→ EXERCISE REQUIREMENTS
Word for word, transcribe the lines below and drop the pictures.

→ INFORMATION SUPPLIED
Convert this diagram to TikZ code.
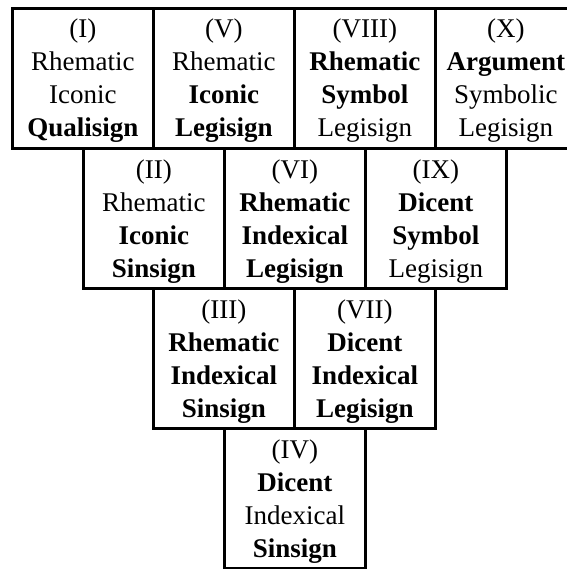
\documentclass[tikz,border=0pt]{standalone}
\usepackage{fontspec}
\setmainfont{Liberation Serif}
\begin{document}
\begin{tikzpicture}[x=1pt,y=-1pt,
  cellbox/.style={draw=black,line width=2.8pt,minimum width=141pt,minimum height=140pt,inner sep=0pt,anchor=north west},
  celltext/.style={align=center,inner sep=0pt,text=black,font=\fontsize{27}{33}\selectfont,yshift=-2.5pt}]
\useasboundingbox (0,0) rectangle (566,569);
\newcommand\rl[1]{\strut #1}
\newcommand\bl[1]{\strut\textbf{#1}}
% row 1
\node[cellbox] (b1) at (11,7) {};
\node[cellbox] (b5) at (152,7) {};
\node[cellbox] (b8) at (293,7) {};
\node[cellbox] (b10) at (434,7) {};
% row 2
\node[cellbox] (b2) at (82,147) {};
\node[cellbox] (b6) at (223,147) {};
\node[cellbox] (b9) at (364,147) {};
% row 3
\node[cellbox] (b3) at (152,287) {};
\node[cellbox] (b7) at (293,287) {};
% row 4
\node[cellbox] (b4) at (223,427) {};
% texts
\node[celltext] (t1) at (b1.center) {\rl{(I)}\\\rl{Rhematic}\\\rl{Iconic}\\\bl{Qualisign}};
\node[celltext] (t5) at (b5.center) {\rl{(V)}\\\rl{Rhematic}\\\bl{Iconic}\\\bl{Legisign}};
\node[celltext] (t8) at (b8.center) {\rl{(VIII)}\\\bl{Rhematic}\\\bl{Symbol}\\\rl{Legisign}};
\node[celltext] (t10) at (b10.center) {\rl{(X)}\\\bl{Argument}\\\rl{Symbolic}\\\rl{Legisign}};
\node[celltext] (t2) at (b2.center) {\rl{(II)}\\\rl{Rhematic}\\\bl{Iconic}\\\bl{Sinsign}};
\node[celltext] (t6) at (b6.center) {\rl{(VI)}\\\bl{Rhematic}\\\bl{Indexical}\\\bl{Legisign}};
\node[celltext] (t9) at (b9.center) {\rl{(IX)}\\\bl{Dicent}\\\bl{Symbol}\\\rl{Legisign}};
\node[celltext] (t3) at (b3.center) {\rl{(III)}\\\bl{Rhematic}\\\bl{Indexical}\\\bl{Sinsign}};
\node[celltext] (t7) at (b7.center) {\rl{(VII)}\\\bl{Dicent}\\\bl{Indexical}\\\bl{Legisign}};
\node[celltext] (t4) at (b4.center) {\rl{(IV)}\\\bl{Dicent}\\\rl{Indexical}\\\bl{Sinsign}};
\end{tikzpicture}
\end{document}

→ OUTPUT BELOW
Convert this diagram to TikZ code.
\documentclass[tikz,border=0pt]{standalone}
\usepackage{fontspec}
\setmainfont{Liberation Serif}
\begin{document}
\begin{tikzpicture}[x=1pt,y=-1pt,
  cellbox/.style={draw=black,line width=2.8pt,minimum width=141pt,minimum height=140pt,inner sep=0pt,anchor=north west},
  celltext/.style={align=center,inner sep=0pt,text=black,font=\fontsize{27}{33}\selectfont,yshift=-2.5pt}]
\useasboundingbox (0,0) rectangle (566,569);
\newcommand\rl[1]{\strut #1}
\newcommand\bl[1]{\strut\textbf{#1}}
% row 1
\node[cellbox] (b1) at (11,7) {};
\node[cellbox] (b5) at (152,7) {};
\node[cellbox] (b8) at (293,7) {};
\node[cellbox] (b10) at (434,7) {};
% row 2
\node[cellbox] (b2) at (82,147) {};
\node[cellbox] (b6) at (223,147) {};
\node[cellbox] (b9) at (364,147) {};
% row 3
\node[cellbox] (b3) at (152,287) {};
\node[cellbox] (b7) at (293,287) {};
% row 4
\node[cellbox] (b4) at (223,427) {};
% texts
\node[celltext] (t1) at (b1.center) {\rl{(I)}\\\rl{Rhematic}\\\rl{Iconic}\\\bl{Qualisign}};
\node[celltext] (t5) at (b5.center) {\rl{(V)}\\\rl{Rhematic}\\\bl{Iconic}\\\bl{Legisign}};
\node[celltext] (t8) at (b8.center) {\rl{(VIII)}\\\bl{Rhematic}\\\bl{Symbol}\\\rl{Legisign}};
\node[celltext] (t10) at (b10.center) {\rl{(X)}\\\bl{Argument}\\\rl{Symbolic}\\\rl{Legisign}};
\node[celltext] (t2) at (b2.center) {\rl{(II)}\\\rl{Rhematic}\\\bl{Iconic}\\\bl{Sinsign}};
\node[celltext] (t6) at (b6.center) {\rl{(VI)}\\\bl{Rhematic}\\\bl{Indexical}\\\bl{Legisign}};
\node[celltext] (t9) at (b9.center) {\rl{(IX)}\\\bl{Dicent}\\\bl{Symbol}\\\rl{Legisign}};
\node[celltext] (t3) at (b3.center) {\rl{(III)}\\\bl{Rhematic}\\\bl{Indexical}\\\bl{Sinsign}};
\node[celltext] (t7) at (b7.center) {\rl{(VII)}\\\bl{Dicent}\\\bl{Indexical}\\\bl{Legisign}};
\node[celltext] (t4) at (b4.center) {\rl{(IV)}\\\bl{Dicent}\\\rl{Indexical}\\\bl{Sinsign}};
\end{tikzpicture}
\end{document}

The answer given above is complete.